A Terrapin in Paris
Volume I, Issue I
16/1/2010 Not even a week….
Right now I am sitting at the “café” of my hostile waiting to move into my apartment. Mostly everyone has moved out, and my roommate Alex and I are calling a cab in a half hour. We debated taking the metro, but with almost 150 pounds of suitcases each, it would have been interesting to say the least. Alex goes to NYU but is from Park City, Utah. I was initially nervous that I would come back with a New York accent instead of being fluent in French, but many if not most of these kids in this program are out of state: San Antonio, Philadelphia, LA, Indianapolis, DC, and yes, even Arkansas (don’t ask me what city). But they have one thing in common: They are all well-dressed; I would say they rival the fur-clad French old ladies. I feel like even all the clothes I got for my internship last semester are subpar. NYU sounds a lot different than Maryland. Sweatpants are a no-no, sport fans are limited to rooting for the jets and giants (though one girl told me their cross-country team is national champion), another didn’t even know their mascot, and the boy-girl ratio, like this abroad program, is like 1:20. Most of the students have been abroad before, but I suppose to an extent you have to have some love of travel to be able to consciously ship yourself away to another country for six months. Lots of kids that are visiting students as well: Colgate, Vanderbilt, Tufts, Ithaca, BC, U San Francisco, Clark etc. No one really knows each other (esp the NYU kids) so it feels like we’re all in the same boat.
Enough about NYU, let’s cross the pond to Paris. It is rainy today but still fun to explore.
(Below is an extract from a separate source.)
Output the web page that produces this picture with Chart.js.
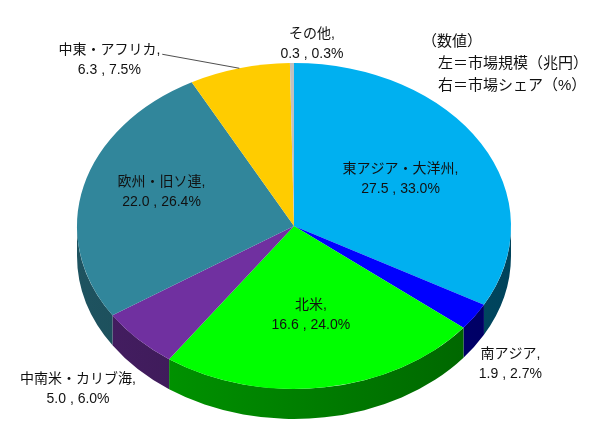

Ahh oui, mon appartement. It is quite nice; it’s in the 11th arrondisement (neighborhood) near the Marais, an artsy district. 2 bedrooms, pull out bed in the couch, living room, speakers to hook your iPod up to, cable and internet. Lots of room for vistors! (hint hint) If you have ever been to my house, the kitchen is the size of our pantry. It’s nothing like the apartment I had at school. But because my landlord is American, we have an unusually large frigo. Can’t wait to go grocery shopping! Alex and I are going to try to cook as much as possible—which should be an interesting learning experience for me considering all I can make is stir fry. Julie and Julia part II, anyone?
I found a training buddy to run the Paris marathon with! Complete luck. I never would have guessed another college student was as psycho as moi. Very few runners around here, and with lots of streets and cross lights I will have to venture to nearby parks, hopefully in better weather. I went with Liz and her roommate to the Centre Pompidou on Sunday, which was interesting to say the least. Not quite your Monets and Chagalls. But the Pompidou does make me appreciate modern art more, some of it is cool, the rest of it is weird but it forces you to have an open mind. (isn’t that the point of the experience?)
Still jet lag. I usually don’t have this difficult of a time adjusting.
Classes at the NYU-en- France center, a very cute campus in the 14th arrondisement, do not start until Feb. 1, but we do have an intensive language course for 2 weeks. All the professors are French, therefore it is no coincidence that all my classes will be the same. I feel lucky to be able to take part in such a well-known and well-run program. This certainly will not be a slack-off semester, but certainly less stressful (my grades do not transfer to my UMD transcript, phew!). Not very surprisingly, I placed into the lowest group of program II, which is for students that are not beginner or intermediate. I already feel more comfortable since arriving, but still after almost 7 years feel like a beginner.
Funny mistakes I have made (written in English)
My friend Emily had just ordered a coffee and I did too.
Barista to Emily: 2 Euro and 70 cents
Me: Two Hundred and 70 Euros for me as well?
Barista: Umm no that would be too much
Buying my French phone:
Salesman: is it okay if I leave it in the box?
Me speaking Franglish: Ya Ya (in blatant American), ca marche. (French for that works or that’s fine)
Waiter as he was bring us our bill: What country are you from? (Quel Pays?)
Me- thinking he was asking us how we were paying: umm bills? To Alex: How do you say cash in French?
Waiter: Angleterre, Etats-Unis…?
Me: Oh he’s asking us where we’re from…Oui, Etats-Unis
A bunch of girls came over on Saturday for a potluck dinner, though most people were too lazy to make anything so just brought wine… I will save my crazy adventuresome stories for later (Oh wait, I have none yet)
Ps- my mom takes full credit for the title.